Stated task: Images should be left out, and everything else in the listing reproduced exactly.

━━━━━━━━━━━━━━━━━━━━

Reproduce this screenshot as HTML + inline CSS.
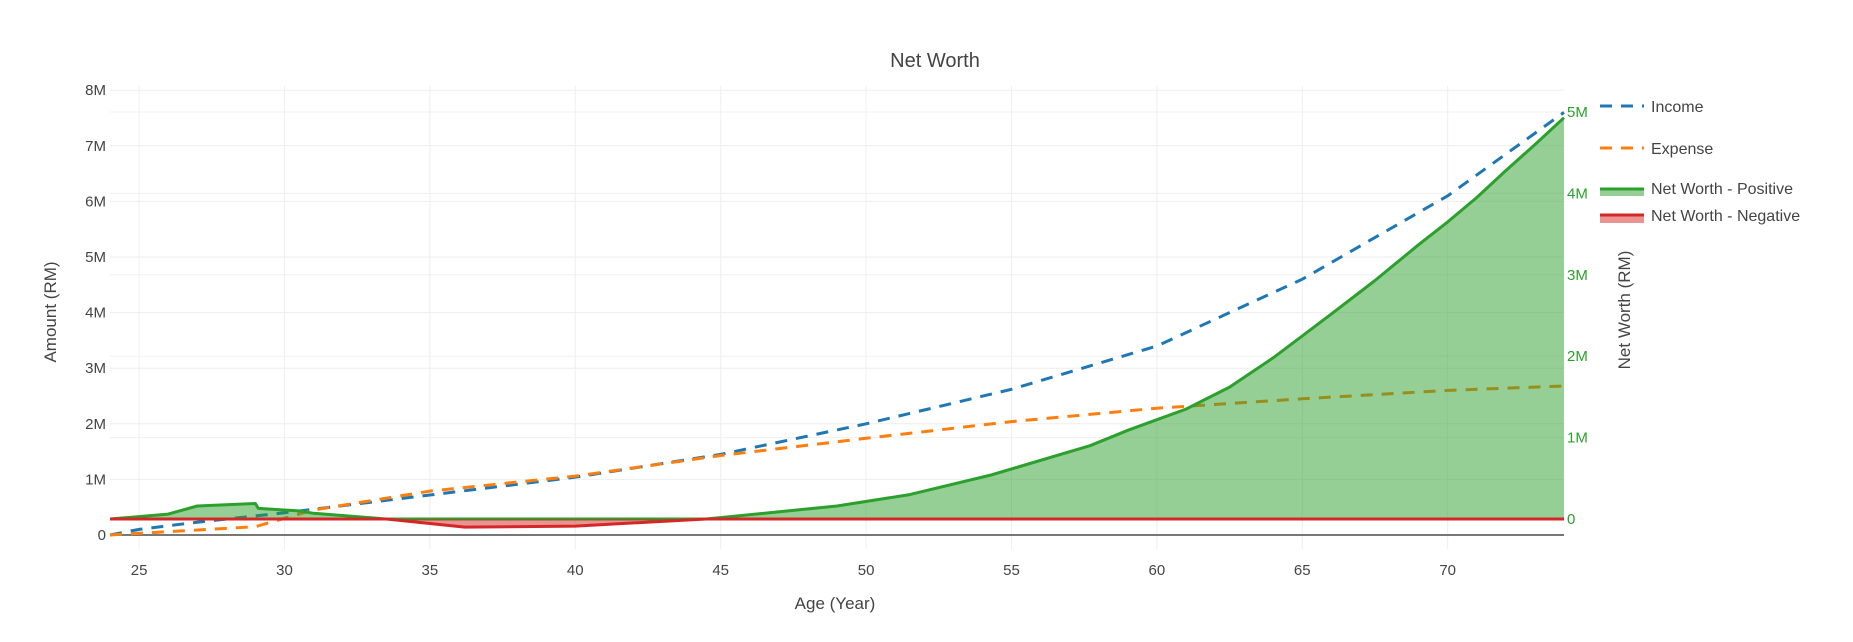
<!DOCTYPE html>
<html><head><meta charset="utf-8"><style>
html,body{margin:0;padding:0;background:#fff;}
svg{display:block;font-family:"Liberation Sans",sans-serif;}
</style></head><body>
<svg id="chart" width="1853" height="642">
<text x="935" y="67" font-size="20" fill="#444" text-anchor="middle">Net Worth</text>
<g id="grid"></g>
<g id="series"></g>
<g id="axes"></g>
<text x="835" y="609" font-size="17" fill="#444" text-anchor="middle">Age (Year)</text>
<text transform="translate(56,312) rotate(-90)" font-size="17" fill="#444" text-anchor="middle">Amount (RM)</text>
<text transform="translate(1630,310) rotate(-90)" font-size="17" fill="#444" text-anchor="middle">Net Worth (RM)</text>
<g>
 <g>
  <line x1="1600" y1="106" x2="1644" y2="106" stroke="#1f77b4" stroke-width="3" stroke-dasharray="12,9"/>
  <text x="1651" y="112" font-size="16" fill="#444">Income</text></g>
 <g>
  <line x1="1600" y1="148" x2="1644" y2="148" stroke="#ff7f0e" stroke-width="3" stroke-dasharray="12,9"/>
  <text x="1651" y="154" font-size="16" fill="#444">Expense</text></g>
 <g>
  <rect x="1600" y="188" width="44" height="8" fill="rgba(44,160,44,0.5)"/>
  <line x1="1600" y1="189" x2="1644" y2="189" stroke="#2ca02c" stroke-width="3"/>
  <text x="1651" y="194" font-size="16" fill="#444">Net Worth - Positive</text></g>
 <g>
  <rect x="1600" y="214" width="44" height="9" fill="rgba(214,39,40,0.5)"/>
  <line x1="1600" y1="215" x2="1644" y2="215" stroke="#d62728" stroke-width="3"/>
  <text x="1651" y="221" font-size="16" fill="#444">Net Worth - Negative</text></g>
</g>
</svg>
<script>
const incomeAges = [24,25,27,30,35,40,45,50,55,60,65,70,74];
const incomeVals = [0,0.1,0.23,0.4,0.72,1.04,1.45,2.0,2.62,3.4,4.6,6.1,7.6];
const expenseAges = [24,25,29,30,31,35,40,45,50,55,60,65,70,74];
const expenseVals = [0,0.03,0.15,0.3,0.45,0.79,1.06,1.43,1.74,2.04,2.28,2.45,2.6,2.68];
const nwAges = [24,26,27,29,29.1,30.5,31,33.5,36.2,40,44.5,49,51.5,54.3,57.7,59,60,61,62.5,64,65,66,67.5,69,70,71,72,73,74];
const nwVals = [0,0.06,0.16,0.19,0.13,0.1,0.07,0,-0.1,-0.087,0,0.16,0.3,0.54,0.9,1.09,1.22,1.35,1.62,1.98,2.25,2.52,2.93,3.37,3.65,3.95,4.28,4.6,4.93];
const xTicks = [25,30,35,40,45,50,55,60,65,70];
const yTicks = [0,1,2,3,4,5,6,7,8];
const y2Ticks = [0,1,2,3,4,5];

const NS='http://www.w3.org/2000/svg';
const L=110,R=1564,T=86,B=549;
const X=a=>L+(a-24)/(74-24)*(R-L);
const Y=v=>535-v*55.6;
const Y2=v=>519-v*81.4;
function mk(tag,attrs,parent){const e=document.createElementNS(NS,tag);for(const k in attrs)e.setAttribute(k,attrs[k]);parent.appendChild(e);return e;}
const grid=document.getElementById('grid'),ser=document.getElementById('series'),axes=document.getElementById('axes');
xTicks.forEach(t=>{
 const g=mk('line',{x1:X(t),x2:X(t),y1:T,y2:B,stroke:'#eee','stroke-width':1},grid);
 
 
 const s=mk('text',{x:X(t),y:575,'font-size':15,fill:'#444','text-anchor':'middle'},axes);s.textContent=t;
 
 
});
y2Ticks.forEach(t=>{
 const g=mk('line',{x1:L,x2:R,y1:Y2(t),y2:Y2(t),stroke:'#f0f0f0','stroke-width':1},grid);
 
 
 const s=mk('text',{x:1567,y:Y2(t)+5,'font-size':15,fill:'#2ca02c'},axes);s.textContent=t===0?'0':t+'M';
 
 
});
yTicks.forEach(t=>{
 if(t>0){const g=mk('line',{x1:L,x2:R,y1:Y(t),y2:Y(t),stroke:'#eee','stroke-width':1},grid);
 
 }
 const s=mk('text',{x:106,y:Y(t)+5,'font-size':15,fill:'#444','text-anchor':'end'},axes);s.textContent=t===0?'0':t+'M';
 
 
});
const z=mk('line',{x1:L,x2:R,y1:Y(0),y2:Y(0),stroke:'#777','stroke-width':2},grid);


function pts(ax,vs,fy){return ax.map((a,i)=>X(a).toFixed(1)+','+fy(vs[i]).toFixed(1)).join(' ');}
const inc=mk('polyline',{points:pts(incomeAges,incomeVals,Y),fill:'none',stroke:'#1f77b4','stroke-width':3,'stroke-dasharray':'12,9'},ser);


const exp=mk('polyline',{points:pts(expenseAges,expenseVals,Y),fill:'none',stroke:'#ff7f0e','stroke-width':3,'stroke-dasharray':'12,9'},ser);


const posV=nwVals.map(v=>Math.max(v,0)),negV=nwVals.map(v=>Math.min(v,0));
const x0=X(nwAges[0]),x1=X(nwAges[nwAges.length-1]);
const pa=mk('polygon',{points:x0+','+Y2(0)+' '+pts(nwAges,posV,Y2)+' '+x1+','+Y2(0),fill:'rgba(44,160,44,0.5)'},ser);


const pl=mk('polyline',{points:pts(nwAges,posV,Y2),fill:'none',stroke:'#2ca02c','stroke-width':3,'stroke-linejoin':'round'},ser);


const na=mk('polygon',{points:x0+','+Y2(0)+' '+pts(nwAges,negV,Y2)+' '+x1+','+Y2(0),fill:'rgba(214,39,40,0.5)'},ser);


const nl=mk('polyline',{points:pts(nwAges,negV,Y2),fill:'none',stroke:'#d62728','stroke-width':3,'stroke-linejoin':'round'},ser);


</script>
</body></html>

━━━━━━━━━━━━━━━━━━━━

Written solution:
Reproduce this screenshot as HTML + inline CSS.
<!DOCTYPE html>
<html><head><meta charset="utf-8"><style>
html,body{margin:0;padding:0;background:#fff;}
svg{display:block;font-family:"Liberation Sans",sans-serif;}
</style></head><body>
<svg id="chart" width="1853" height="642">
<text x="935" y="67" font-size="20" fill="#444" text-anchor="middle">Net Worth</text>
<g id="grid"></g>
<g id="series"></g>
<g id="axes"></g>
<text x="835" y="609" font-size="17" fill="#444" text-anchor="middle">Age (Year)</text>
<text transform="translate(56,312) rotate(-90)" font-size="17" fill="#444" text-anchor="middle">Amount (RM)</text>
<text transform="translate(1630,310) rotate(-90)" font-size="17" fill="#444" text-anchor="middle">Net Worth (RM)</text>
<g>
 <g>
  <line x1="1600" y1="106" x2="1644" y2="106" stroke="#1f77b4" stroke-width="3" stroke-dasharray="12,9"/>
  <text x="1651" y="112" font-size="16" fill="#444">Income</text></g>
 <g>
  <line x1="1600" y1="148" x2="1644" y2="148" stroke="#ff7f0e" stroke-width="3" stroke-dasharray="12,9"/>
  <text x="1651" y="154" font-size="16" fill="#444">Expense</text></g>
 <g>
  <rect x="1600" y="188" width="44" height="8" fill="rgba(44,160,44,0.5)"/>
  <line x1="1600" y1="189" x2="1644" y2="189" stroke="#2ca02c" stroke-width="3"/>
  <text x="1651" y="194" font-size="16" fill="#444">Net Worth - Positive</text></g>
 <g>
  <rect x="1600" y="214" width="44" height="9" fill="rgba(214,39,40,0.5)"/>
  <line x1="1600" y1="215" x2="1644" y2="215" stroke="#d62728" stroke-width="3"/>
  <text x="1651" y="221" font-size="16" fill="#444">Net Worth - Negative</text></g>
</g>
</svg>
<script>
const incomeAges = [24,25,27,30,35,40,45,50,55,60,65,70,74];
const incomeVals = [0,0.1,0.23,0.4,0.72,1.04,1.45,2.0,2.62,3.4,4.6,6.1,7.6];
const expenseAges = [24,25,29,30,31,35,40,45,50,55,60,65,70,74];
const expenseVals = [0,0.03,0.15,0.3,0.45,0.79,1.06,1.43,1.74,2.04,2.28,2.45,2.6,2.68];
const nwAges = [24,26,27,29,29.1,30.5,31,33.5,36.2,40,44.5,49,51.5,54.3,57.7,59,60,61,62.5,64,65,66,67.5,69,70,71,72,73,74];
const nwVals = [0,0.06,0.16,0.19,0.13,0.1,0.07,0,-0.1,-0.087,0,0.16,0.3,0.54,0.9,1.09,1.22,1.35,1.62,1.98,2.25,2.52,2.93,3.37,3.65,3.95,4.28,4.6,4.93];
const xTicks = [25,30,35,40,45,50,55,60,65,70];
const yTicks = [0,1,2,3,4,5,6,7,8];
const y2Ticks = [0,1,2,3,4,5];

const NS='http://www.w3.org/2000/svg';
const L=110,R=1564,T=86,B=549;
const X=a=>L+(a-24)/(74-24)*(R-L);
const Y=v=>535-v*55.6;
const Y2=v=>519-v*81.4;
function mk(tag,attrs,parent){const e=document.createElementNS(NS,tag);for(const k in attrs)e.setAttribute(k,attrs[k]);parent.appendChild(e);return e;}
const grid=document.getElementById('grid'),ser=document.getElementById('series'),axes=document.getElementById('axes');
xTicks.forEach(t=>{
 const g=mk('line',{x1:X(t),x2:X(t),y1:T,y2:B,stroke:'#eee','stroke-width':1},grid);
 
 
 const s=mk('text',{x:X(t),y:575,'font-size':15,fill:'#444','text-anchor':'middle'},axes);s.textContent=t;
 
 
});
y2Ticks.forEach(t=>{
 const g=mk('line',{x1:L,x2:R,y1:Y2(t),y2:Y2(t),stroke:'#f0f0f0','stroke-width':1},grid);
 
 
 const s=mk('text',{x:1567,y:Y2(t)+5,'font-size':15,fill:'#2ca02c'},axes);s.textContent=t===0?'0':t+'M';
 
 
});
yTicks.forEach(t=>{
 if(t>0){const g=mk('line',{x1:L,x2:R,y1:Y(t),y2:Y(t),stroke:'#eee','stroke-width':1},grid);
 
 }
 const s=mk('text',{x:106,y:Y(t)+5,'font-size':15,fill:'#444','text-anchor':'end'},axes);s.textContent=t===0?'0':t+'M';
 
 
});
const z=mk('line',{x1:L,x2:R,y1:Y(0),y2:Y(0),stroke:'#777','stroke-width':2},grid);


function pts(ax,vs,fy){return ax.map((a,i)=>X(a).toFixed(1)+','+fy(vs[i]).toFixed(1)).join(' ');}
const inc=mk('polyline',{points:pts(incomeAges,incomeVals,Y),fill:'none',stroke:'#1f77b4','stroke-width':3,'stroke-dasharray':'12,9'},ser);


const exp=mk('polyline',{points:pts(expenseAges,expenseVals,Y),fill:'none',stroke:'#ff7f0e','stroke-width':3,'stroke-dasharray':'12,9'},ser);


const posV=nwVals.map(v=>Math.max(v,0)),negV=nwVals.map(v=>Math.min(v,0));
const x0=X(nwAges[0]),x1=X(nwAges[nwAges.length-1]);
const pa=mk('polygon',{points:x0+','+Y2(0)+' '+pts(nwAges,posV,Y2)+' '+x1+','+Y2(0),fill:'rgba(44,160,44,0.5)'},ser);


const pl=mk('polyline',{points:pts(nwAges,posV,Y2),fill:'none',stroke:'#2ca02c','stroke-width':3,'stroke-linejoin':'round'},ser);


const na=mk('polygon',{points:x0+','+Y2(0)+' '+pts(nwAges,negV,Y2)+' '+x1+','+Y2(0),fill:'rgba(214,39,40,0.5)'},ser);


const nl=mk('polyline',{points:pts(nwAges,negV,Y2),fill:'none',stroke:'#d62728','stroke-width':3,'stroke-linejoin':'round'},ser);


</script>
</body></html>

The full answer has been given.